Just 30 hours after beginning a strike last July, Monroe and her more than 500 co-workers watched their employer present a contract offering much better pay and benefits. Monroe also credits her union with helping to temper race and sex discrimination by both workers and management.
''There is no way we could stop discrimination without the union,'' says Monroe, a member of the Service Employees International Union (SEIU).
Although many unions have historically been slow to integrate, some are now capitalizing on the importance of such concerns as bias to their small but burgeoning minority membership.
''When we get together as workers - black and white - we realize we're all pretty much the same, with the same needs. The union definitely helps bring black and white people together,'' Monroe says.
William Lucy, president of the Coalition of Black Trade Unionists, says that ''where there is open dialogue and a cooperative spirit, the tensions and fears are allayed.''
The AFL-CIO has apparently discovered the payoff from reaching out to workers like Monroe. During four months of heated campaigning, both candidates for federation president - acting president Thomas Donahue and SEIU president John Sweeney - have pledged to intensify organizing among women and minority workers and usher them into the federation leadership.
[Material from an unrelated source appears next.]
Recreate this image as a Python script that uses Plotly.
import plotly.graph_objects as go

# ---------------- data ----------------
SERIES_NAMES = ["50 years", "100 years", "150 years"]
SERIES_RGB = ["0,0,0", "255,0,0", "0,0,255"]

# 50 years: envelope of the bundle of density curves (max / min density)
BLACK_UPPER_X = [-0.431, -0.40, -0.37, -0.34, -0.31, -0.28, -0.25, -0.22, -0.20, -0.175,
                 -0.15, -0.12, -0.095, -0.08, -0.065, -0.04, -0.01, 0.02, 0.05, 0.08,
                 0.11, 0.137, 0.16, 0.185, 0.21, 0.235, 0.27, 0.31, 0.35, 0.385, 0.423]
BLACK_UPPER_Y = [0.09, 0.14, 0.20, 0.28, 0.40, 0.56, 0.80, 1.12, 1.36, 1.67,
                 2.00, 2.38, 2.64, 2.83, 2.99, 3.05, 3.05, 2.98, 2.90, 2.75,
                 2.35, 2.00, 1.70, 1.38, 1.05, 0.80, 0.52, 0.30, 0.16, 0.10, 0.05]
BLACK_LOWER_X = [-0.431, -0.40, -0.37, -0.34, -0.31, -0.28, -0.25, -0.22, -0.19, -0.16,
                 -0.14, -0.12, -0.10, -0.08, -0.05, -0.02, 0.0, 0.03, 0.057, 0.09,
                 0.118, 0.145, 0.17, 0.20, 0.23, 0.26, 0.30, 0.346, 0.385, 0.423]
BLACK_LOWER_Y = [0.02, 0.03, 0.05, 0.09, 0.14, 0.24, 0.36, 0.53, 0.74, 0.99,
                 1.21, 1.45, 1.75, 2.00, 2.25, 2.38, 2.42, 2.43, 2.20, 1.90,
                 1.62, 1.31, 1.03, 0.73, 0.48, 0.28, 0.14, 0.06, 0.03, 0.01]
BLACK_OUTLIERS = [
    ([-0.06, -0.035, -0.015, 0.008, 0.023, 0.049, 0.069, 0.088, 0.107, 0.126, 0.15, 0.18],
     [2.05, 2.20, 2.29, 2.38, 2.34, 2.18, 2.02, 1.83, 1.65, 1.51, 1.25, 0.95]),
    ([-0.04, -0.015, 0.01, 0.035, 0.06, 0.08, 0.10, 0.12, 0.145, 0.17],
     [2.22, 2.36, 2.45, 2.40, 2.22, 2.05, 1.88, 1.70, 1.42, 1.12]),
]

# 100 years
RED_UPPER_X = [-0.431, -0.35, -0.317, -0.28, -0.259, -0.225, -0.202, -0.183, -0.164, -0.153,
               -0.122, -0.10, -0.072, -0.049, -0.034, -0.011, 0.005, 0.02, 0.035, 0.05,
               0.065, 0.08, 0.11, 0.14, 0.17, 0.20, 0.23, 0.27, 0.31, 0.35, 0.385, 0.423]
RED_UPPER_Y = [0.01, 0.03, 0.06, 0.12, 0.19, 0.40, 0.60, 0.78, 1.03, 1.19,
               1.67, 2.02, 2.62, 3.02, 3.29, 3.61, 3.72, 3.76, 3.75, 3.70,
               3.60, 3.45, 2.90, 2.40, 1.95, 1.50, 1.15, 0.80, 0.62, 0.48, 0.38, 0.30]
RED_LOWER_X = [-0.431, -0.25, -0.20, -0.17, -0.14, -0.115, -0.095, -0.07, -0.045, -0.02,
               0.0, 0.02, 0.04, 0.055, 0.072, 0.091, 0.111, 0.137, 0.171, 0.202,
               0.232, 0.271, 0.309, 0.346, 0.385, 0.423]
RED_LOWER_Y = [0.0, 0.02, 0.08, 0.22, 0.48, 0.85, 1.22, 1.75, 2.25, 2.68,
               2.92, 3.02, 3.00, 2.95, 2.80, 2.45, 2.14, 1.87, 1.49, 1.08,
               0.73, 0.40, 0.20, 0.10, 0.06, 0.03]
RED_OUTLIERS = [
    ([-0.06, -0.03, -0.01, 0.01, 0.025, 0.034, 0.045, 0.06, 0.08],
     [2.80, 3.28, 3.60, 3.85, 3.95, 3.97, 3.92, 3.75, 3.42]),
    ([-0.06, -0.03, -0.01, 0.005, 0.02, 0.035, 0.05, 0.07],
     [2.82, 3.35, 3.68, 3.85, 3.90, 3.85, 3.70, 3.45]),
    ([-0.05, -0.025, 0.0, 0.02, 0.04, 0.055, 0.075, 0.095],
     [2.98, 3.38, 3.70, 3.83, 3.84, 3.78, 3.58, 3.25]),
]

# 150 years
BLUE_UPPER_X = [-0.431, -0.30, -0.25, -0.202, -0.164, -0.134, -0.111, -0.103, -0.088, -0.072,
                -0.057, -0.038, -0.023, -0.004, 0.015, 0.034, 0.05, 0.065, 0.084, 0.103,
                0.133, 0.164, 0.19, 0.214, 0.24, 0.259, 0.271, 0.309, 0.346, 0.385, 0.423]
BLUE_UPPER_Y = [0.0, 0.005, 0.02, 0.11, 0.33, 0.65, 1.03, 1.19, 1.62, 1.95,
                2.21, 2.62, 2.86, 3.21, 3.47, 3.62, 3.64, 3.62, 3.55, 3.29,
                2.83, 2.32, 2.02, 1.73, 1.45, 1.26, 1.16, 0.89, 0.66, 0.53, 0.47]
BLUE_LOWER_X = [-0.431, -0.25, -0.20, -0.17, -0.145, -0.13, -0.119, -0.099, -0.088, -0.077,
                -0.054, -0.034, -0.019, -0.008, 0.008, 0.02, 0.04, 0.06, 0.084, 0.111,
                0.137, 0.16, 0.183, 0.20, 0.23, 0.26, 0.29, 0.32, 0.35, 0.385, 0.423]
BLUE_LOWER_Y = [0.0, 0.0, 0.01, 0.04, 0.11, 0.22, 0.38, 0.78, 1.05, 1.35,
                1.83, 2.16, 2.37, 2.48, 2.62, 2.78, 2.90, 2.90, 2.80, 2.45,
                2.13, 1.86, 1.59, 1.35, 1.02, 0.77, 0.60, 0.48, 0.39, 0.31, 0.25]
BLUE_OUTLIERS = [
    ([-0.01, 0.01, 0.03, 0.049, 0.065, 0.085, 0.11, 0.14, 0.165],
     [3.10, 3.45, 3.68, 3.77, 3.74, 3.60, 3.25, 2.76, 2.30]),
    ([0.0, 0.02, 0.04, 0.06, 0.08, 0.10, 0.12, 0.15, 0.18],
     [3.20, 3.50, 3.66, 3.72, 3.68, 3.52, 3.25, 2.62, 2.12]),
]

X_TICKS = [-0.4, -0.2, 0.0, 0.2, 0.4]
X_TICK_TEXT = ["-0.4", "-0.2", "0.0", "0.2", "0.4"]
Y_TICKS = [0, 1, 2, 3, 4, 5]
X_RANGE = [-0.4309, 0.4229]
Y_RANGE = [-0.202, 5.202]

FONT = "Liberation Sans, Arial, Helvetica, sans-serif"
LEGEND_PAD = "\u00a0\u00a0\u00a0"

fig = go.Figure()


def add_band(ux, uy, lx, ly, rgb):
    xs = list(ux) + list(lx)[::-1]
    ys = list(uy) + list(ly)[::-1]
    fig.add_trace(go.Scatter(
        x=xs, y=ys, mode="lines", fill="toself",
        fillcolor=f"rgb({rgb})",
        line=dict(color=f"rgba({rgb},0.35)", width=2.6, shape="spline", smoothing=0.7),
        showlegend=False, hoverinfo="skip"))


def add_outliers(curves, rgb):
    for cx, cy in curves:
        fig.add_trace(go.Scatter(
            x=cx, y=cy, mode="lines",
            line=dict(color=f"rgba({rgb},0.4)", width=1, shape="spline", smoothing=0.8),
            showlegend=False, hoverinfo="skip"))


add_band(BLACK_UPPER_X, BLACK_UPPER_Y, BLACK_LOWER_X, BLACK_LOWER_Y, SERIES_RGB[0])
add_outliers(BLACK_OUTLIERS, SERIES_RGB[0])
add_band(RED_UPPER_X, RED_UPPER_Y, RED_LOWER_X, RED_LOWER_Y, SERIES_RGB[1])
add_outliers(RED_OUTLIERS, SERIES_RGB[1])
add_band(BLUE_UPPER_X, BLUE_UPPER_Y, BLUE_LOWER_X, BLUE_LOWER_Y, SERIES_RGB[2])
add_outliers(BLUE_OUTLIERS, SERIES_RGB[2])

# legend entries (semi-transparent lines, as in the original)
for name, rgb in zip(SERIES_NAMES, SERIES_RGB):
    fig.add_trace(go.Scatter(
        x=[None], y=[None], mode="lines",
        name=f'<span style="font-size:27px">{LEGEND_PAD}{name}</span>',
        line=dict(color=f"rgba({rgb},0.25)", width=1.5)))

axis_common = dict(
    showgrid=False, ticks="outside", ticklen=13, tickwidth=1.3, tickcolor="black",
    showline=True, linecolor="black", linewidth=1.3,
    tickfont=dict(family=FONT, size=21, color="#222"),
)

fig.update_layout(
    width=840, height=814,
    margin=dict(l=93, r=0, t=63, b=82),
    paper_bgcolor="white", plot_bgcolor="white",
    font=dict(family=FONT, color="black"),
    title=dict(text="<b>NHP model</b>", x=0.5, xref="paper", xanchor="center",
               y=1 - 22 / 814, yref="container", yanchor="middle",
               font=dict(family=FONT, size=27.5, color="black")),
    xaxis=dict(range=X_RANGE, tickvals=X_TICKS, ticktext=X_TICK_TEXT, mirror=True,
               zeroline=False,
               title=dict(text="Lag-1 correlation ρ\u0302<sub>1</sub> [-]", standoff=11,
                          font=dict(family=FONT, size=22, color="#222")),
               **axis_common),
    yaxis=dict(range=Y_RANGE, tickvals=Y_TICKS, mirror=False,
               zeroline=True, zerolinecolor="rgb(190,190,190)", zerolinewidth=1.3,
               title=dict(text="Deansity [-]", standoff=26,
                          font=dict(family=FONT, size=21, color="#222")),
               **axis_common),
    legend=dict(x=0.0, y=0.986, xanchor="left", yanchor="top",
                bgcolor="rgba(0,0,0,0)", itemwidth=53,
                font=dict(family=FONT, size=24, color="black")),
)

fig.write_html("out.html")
''The secret to our success, and the greatest potential for organizing, is among women, people of color, and young workers,'' Sweeney told the Monitor at the start of a four-day convention in New York ending Oct. 26.
''We have to open up the AFL-CIO at all levels ... and women and minority members are an important part of our movement,'' says Mr. Sweeney. Among the 78 federated unions, Sweeney claims 55 percent of delegate votes.
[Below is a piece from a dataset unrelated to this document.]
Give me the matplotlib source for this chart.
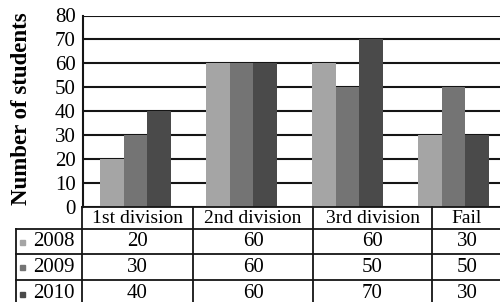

Mr. Donahue echoes his rival: ''We have to resolve to open up our leadership so that the face of the labor movement truly will be the face of America,'' he says.
Recruiting low-wage workers is not a simple task. Many are immigrants who face significant language and cultural barriers. And since many hold two or three jobs, they have little time to participate in union activity.
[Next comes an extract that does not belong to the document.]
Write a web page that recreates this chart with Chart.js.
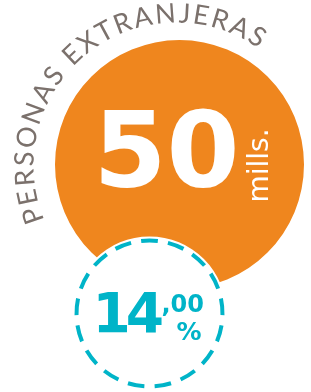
<!DOCTYPE html>
<html>
<head>
<meta charset="utf-8">
<script src="https://cdn.jsdelivr.net/npm/chart.js@4"></script>
<style>
html, body { margin: 0; padding: 0; background: #fff; }
#wrap { position: relative; width: 311px; height: 392px; overflow: hidden; }
#wrap canvas { position: absolute; left: 0; top: 0; }
</style>
</head>
<body>
<div id="wrap">
    <canvas id="totalChart" width="311" height="392"></canvas>
    <canvas id="shareChart" width="311" height="392"></canvas>
</div>
<script>
// chart data
const categories = ['Personas extranjeras'];
const titleText = 'PERSONAS EXTRANJERAS';
const totalValues = [50];      // millones
const totalUnit = 'mills.';
const shareValues = [14.00];   // porcentaje
const shareUnit = '%';

const orange = '#ef861e';
const teal = '#00b4c8';
const grey = '#7b716c';

// splits 14.00 into "14" and ",00"
function splitDecimal(value) {
    const parts = value.toFixed(2).split('.');
    return { whole: parts[0], decimals: ',' + parts[1] };
}

const totalLabels = {
    id: 'totalLabels',
    afterDatasetsDraw(chart) {
        const arc = chart.getDatasetMeta(0).data[0];
        const ctx = chart.ctx;
        const cx = arc.x, cy = arc.y;
        ctx.save();

        // curved title round the circle, from about 157deg to 305deg
        ctx.font = '400 27px Lato, "Open Sans", sans-serif';
        ctx.fillStyle = grey;
        ctx.textAlign = 'center';
        ctx.textBaseline = 'alphabetic';
        const tx = cx - 3, ty = cy + 1;
        const textR = 143;
        const startDeg = 157.5, endDeg = 305;
        const chars = titleText.split('');
        const widths = chars.map(c => ctx.measureText(c).width);
        const inkLen = widths.reduce((a, b) => a + b, 0);
        const span = (endDeg - startDeg) * Math.PI / 180 * textR;
        const gap = (span - inkLen) / (chars.length - 1);
        let angle = startDeg * Math.PI / 180;
        chars.forEach((c, i) => {
            const a = angle + widths[i] / 2 / textR;
            ctx.save();
            ctx.translate(tx + textR * Math.cos(a), ty + textR * Math.sin(a));
            ctx.rotate(a + Math.PI / 2);
            ctx.fillText(c, 0, 0);
            ctx.restore();
            angle += (widths[i] + gap) / textR;
        });

        // big number
        ctx.fillStyle = '#fff';
        ctx.textAlign = 'left';
        ctx.font = 'bold 105px "DejaVu Sans", sans-serif';
        ctx.fillText(String(totalValues[0]), cx - 86, cy + 22.5);

        // unit, rotated
        ctx.save();
        ctx.translate(cx + 88.5, cy + 38);
        ctx.rotate(-Math.PI / 2);
        ctx.font = '28px "DejaVu Sans", sans-serif';
        ctx.fillText(totalUnit, 0, 0);
        ctx.restore();

        ctx.restore();
    }
};

const shareLabels = {
    id: 'shareLabels',
    afterDatasetsDraw(chart) {
        const arc = chart.getDatasetMeta(0).data[0];
        const ctx = chart.ctx;
        const cx = arc.x, cy = arc.y;
        const ringR = arc.outerRadius - 4;
        ctx.save();

        // dashed ring, one arc per dash
        const n = 17;
        const step = 2 * Math.PI / n;
        const half = step * 0.62 / 2;
        ctx.strokeStyle = teal;
        ctx.lineWidth = 4;
        ctx.lineCap = 'butt';
        for (let i = 0; i < n; i++) {
            const a = -Math.PI / 2 + i * step;
            ctx.beginPath();
            ctx.arc(cx, cy, ringR, a - half, a + half);
            ctx.stroke();
        }

        // percentage
        const parts = splitDecimal(shareValues[0]);
        ctx.fillStyle = teal;
        ctx.textAlign = 'left';
        ctx.textBaseline = 'alphabetic';
        ctx.font = 'bold 55px "DejaVu Sans", sans-serif';
        ctx.letterSpacing = '-5px';
        ctx.fillText(parts.whole, cx - 57, cy + 18.5);
        ctx.letterSpacing = '0px';
        ctx.font = 'bold 24px "DejaVu Sans", sans-serif';
        ctx.fillText(parts.decimals, cx + 12, cy - 1.5);
        ctx.font = 'bold 25px "DejaVu Sans", sans-serif';
        ctx.fillText(shareUnit, cx + 27, cy + 26.5);

        ctx.restore();
    }
};

const baseOptions = {
    responsive: false,
    animation: false,
    events: [],
    plugins: {
        legend: { display: false },
        tooltip: { enabled: false }
    }
};

new Chart(document.getElementById('totalChart').getContext('2d'), {
    type: 'pie',
    data: {
        labels: categories,
        datasets: [{
            data: totalValues,
            backgroundColor: orange,
            borderWidth: 0,
            hoverOffset: 0
        }]
    },
    options: Object.assign({}, baseOptions, {
        layout: { padding: { left: 55, top: 40, right: 7, bottom: 103 } }
    }),
    plugins: [totalLabels]
});

new Chart(document.getElementById('shareChart').getContext('2d'), {
    type: 'pie',
    data: {
        labels: categories,
        datasets: [{
            data: shareValues,
            backgroundColor: '#fff',
            borderWidth: 0,
            hoverOffset: 0
        }]
    },
    options: Object.assign({}, baseOptions, {
        layout: { padding: { left: 72.5, top: 236.5, right: 84.5, bottom: 1.5 } }
    }),
    plugins: [shareLabels]
});
</script>
</body>
</html>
Nevertheless, the federation's enthusiasm for diversity arises in large part from a desire for self-preservation. While the membership rolls have steadily shrunk in recent decades, the proportion of organized workers who are minorities and women has steadily grown.
White male membership has slumped from 55.8 percent of organized workers in 1986 to 49.7 percent today. Meanwhile, black workers have signed onto unions in such high numbers that 21 percent of them are organized, according to the Department of Labor. (Still, blacks account for just 15.5 percent of the nation's 17 million unionized workers.)
''As I tell my colleagues on the executive council, if you can't promote diversity because it's the right thing to do, then look at the work force and recognize that you have to do it if you want to survive,'' says John Sturdivant, president of the American Federation of Government Employees.
Indeed, many new union recruits join specifically because of racial or sex discrimination.
Miguel de la Rosa, for example, says he and many of his work mates embraced the Hotel Employees & Restaurant Employees International Union after feeling the repeated sting of management bias. The Mexican-American cook and other union workers have struck at the Box Tree Restaurant in New York since December 1993. (Box Tree management did not answer a request for comment.)
Still, unions have a checkered record in integration, opening their doors largely in response to federal pressure after World War II and during the 1960s civil rights movement. Many union leaders expressed concern abou the recent scaling back of affirmative action.
A major challenge for the new federation president will be to open union doors to women and minorities without antagonizing the federation's traditional white male core, labor experts say.
''We certainly have to strive to open up more aggressively and ambitiously, but the labor movement is solidly committed to affirmative action and inclusion, and that is going to be the focal point of all of our programs,'' says Sweeney.